If India's steel companies are thinking big-ticket expansions today, it's simply because they're well placed to, both in terms of cash-generation as well as competitiveness, in terms of both quality and cost. For the nine months of April-December, Tata Steel is working on operating margins of 44 per cent, and is generating net cash from operations of Rs 3,000 crore. Seshagiri Rao M.V.S., Director-Finance, Jindal Vijaynagar Steel Ltd. (JVSL), expects to generate Rs 4,000 crore of cash by March 2006. "Our capital base at Rs 129 crore is low, and by 2006 our debt-equity will be 1:1, which makes us well placed to raise capital for expansion." Rao adds that for the first phase of expansion, the company might opt for an international listing to raise some Rs 3,000 crore of equity.

Even a company like sail-long perceived to be a case study in inefficiency-has got its act together. Fixed costs are down thanks to volume growth, reduction in manpower and finance costs, and doses of modernisation and upgradation have emboldened the company to plan a mega expansion largely through internal accruals (at least in the first phase).

Essar Steel is moving into acquisitions with plans to raise $500 million to buy out its UK partner Stemcor
Shashi Ruia
Chairman/Essar

Such a funds-flushed scenario coupled with a looming demand-supply gap is what's prompting the mega expansions by Big Steel. According to government estimates, consumption of steel will nearly double to 60 million tonnes (from 34-35 million tonnes currently) by 2010, and to 100 million by 2018. This demand will accrue largely from infrastructure-related expenditure as well as increased consumption from sectors like consumer durables and automobiles. The auto sector, for instance, is expected to comfortably grow in double digits for the next three-four years. As Vikram Amin, Executive Director, Essar Steel, points out: "Expansion is an imperative given that virtually every (steel-consuming) sector is booming. Even if GDP is steady at 6.5 per cent, that's good enough as the steel industry grows typically 1.5-2 per cent over GDP."

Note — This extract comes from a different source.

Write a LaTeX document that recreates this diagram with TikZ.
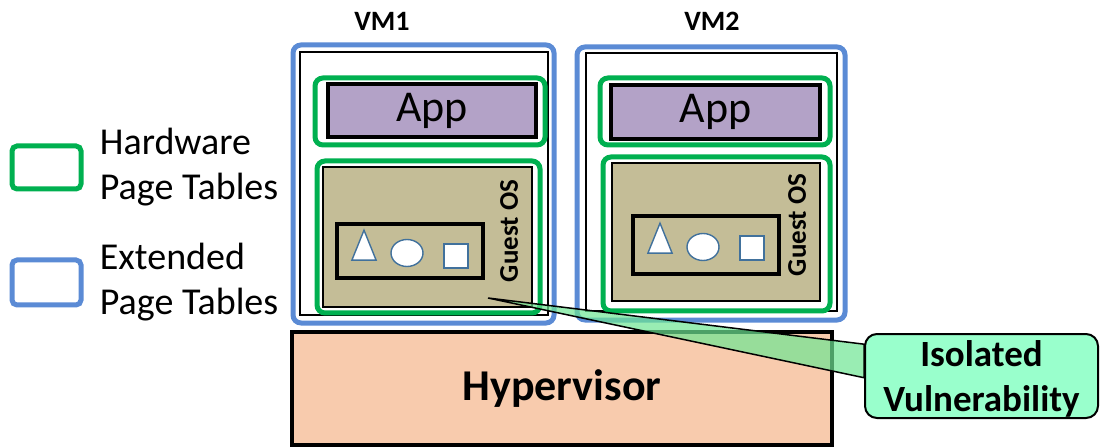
\documentclass[tikz,border=0pt]{standalone}
\usepackage{fontspec}
\setmainfont{Carlito}
\usepackage{tikz}
\usetikzlibrary{shapes.geometric, positioning, fit, calc}

\definecolor{eptblue}{HTML}{5B8BD5}
\definecolor{hwgreen}{HTML}{00B050}
\definecolor{appviolet}{HTML}{B3A2C7}
\definecolor{ostan}{HTML}{C4BD97}
\definecolor{hvpeach}{HTML}{F8CBAD}
\definecolor{calloutmint}{HTML}{99FFCC}
\definecolor{objblue}{HTML}{41719C}

\pgfdeclarelayer{front}
\pgfsetlayers{main,front}

\begin{document}
\begin{tikzpicture}[
  x=0.5pt, y=-0.5pt,
  ept/.style    = {draw=eptblue, line width=2.5pt, rounded corners=4pt,
                   inner sep=0pt},
  hwpt/.style   = {draw=hwgreen, line width=2.5pt, rounded corners=4pt,
                   inner sep=0pt},
  legbox/.style = {line width=2.5pt, rounded corners=2.5pt, inner sep=0pt},
  vmframe/.style= {draw=black, line width=0.75pt, fill=white, inner sep=0pt},
  appbox/.style = {draw=black, line width=2pt, fill=appviolet, inner sep=0pt},
  apptxt/.style = {font=\fontsize{22}{26}\selectfont},
  osbox/.style  = {draw=black, line width=0.6pt, fill=ostan, inner sep=0pt},
  kbox/.style   = {draw=black, line width=2pt, inner sep=0pt},
  tri/.style    = {isosceles triangle, isosceles triangle apex angle=44,
                   shape border rotate=90, draw=objblue, fill=white,
                   line width=0.7pt, inner sep=0pt, minimum height=15pt},
  circ/.style   = {ellipse, draw=objblue, fill=white, line width=0.7pt,
                   inner sep=0pt, minimum width=16pt, minimum height=13.5pt},
  sq/.style     = {rectangle, draw=objblue, fill=white, line width=0.7pt,
                   inner sep=0pt, minimum size=12pt},
  oslbl/.style  = {rotate=90, font=\fontsize{13.5}{16}\selectfont\bfseries},
  vmlbl/.style  = {font=\fontsize{14}{16}\selectfont\bfseries},
  legtxt/.style = {align=left, inner sep=0pt,
                   font=\fontsize{19}{22.5}\selectfont},
  hyper/.style  = {draw=black, line width=2pt, fill=hvpeach, inner sep=0pt},
  hypertxt/.style={font=\fontsize{22}{26}\selectfont\bfseries},
  callout/.style= {draw=black, line width=1pt, fill=calloutmint,
                   rounded corners=6pt, inner sep=0pt},
  callouttxt/.style={align=center, font=\fontsize{18.5}{22.5}\selectfont\bfseries}
]
\useasboundingbox (0,0) rectangle (1101,448);

% ===================== LEGEND =====================
\node[legbox, draw=hwgreen, fit={(12,146) (81,189)}] (leghw) {};
\node[legtxt, right=8pt of leghw] (leghwtxt) {Hardware\\Page Tables};
\node[legbox, draw=eptblue, fit={(12,260) (81,305)}] (legept) {};
\node[legtxt, right=8pt of legept] (legepttxt) {Extended\\Page Tables};

% ===================== VM1 =====================
\node[vmlbl] (vm1lbl) at (382,21) {VM1};
\node[ept, fit={(293,45) (554,323)}] (vm1) {};
\node[vmframe, fit={(300,52) (548,315)}] (vm1in) {};
\node[hwpt, fit={(315,78) (545,145)}] (app1pt) {};
\node[appbox, fit={(328,84) (536,137)}] (app1) {};
\node[apptxt] (app1txt) at (app1) {App};
\node[hwpt, fit={(317,161) (540,313)}] (os1pt) {};
\node[osbox, fit={(323,167) (532,307)}] (os1) {};
\node[oslbl] (os1lbl) at (509,231) {Guest OS};
\node[kbox, fit={(337,224) (483,278)}] (k1) {};
\node[tri] (tri1) at (364,252) {};
\node[circ] (circ1) at (407,253) {};
\node[sq] (sq1) at (456,256) {};

% ===================== VM2 =====================
\node[vmlbl] (vm2lbl) at (712,21) {VM2};
\node[ept, fit={(577,47) (845,320)}] (vm2) {};
\node[vmframe, fit={(586,53) (837,311)}] (vm2in) {};
\node[hwpt, fit={(600,78) (830,145)}] (app2pt) {};
\node[appbox, fit={(611,85) (820,139)}] (app2) {};
\node[apptxt] (app2txt) at (app2) {App};
\node[hwpt, fit={(603,157) (830,311)}] (os2pt) {};
\node[osbox, fit={(612,163) (820,301)}] (os2) {};
\node[oslbl] (os2lbl) at (797,225) {Guest OS};
\node[kbox, fit={(633,216) (779,274)}] (k2) {};
\node[tri] (tri2) at (660,245) {};
\node[circ] (circ2) at (703,247) {};
\node[sq] (sq2) at (752,248) {};

% ===================== HYPERVISOR =====================
\node[hyper, fit={(292,332) (832,445)}] (hv) {};
\node[hypertxt] (hvtxt) at (hv) {Hypervisor};

% ===================== CALLOUT =====================
\begin{pgfonlayer}{front}
\node[callout, fit={(865,334) (1098,418)}] (vuln) {};
\node[callouttxt, yshift=-1.5pt] (vulntxt) at (vuln) {Isolated\\Vulnerability};
\end{pgfonlayer}
\coordinate (bug) at (488,298);
\coordinate (ctop) at ($(vuln.north west)!0.13!(vuln.south west)$);
\coordinate (cbot) at ($(vuln.north west)!0.52!(vuln.south west)$);
\draw[line width=0.75pt, fill=calloutmint!80!green!90!black, fill opacity=0.7]
  (bug) -- (ctop) -- (cbot) -- cycle;

\end{tikzpicture}
\end{document}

This potential for exponential domestic growth is magnified when you consider that there's no new capacity coming up in the developed world, where high costs are forcing companies to trim production. British Steel and Koninklijke Hoogovens, which had merged to form Corus, have been forced to cut back capacity by a million tonnes because of high costs and competition. "The developed world today has virtually stopped making basic steel and is focussing only on value-added products. This provides a great opportunity for Brazil, India and China," says Rao of JVSL. Mittal makes a case for expansion by pointing out that "we are 100 years behind China if you consider their capacity is 330 million as against our 34 million". Industry analysts are upbeat that demand from China, which consumes a fourth of the world's production, will continue well after the 2008 Beijing Olympics.

Such a bright scenario for India may prompt many a global major like Nippon Steel or Nucor or the Corus group or even China Steel to look at the country more closely. Before that happens, should Indian steel companies be throwing caution to the winds and embarking on a frenzied expansion spree? The lessons of the excesses of the 1990s are still fresh in most promoters' minds, and they point to potential stumbling blocks. For one, although iron ore is produced in plenty in India, there's not enough of it going around; of the 120 million-odd ore mined in 2004, 70 million was exported, most via government agencies. "It just doesn't make sense. Instead of exporting at $40-50 (Rs 1,760-2,200) per tonne, why not value-add by using that ore to make steel and then sell overseas at 10 times that price?" asks a senior executive at a steel company. There's also apprehension that the government may decide to control steel prices in a bid to check inflation. "Such a move will finish off the industry," says Mittal. Such blips notwithstanding, the Indian steel industry has never had it so good, and the best part is that this may just be the beginning of the journey for a global presence and, eventually, dominance.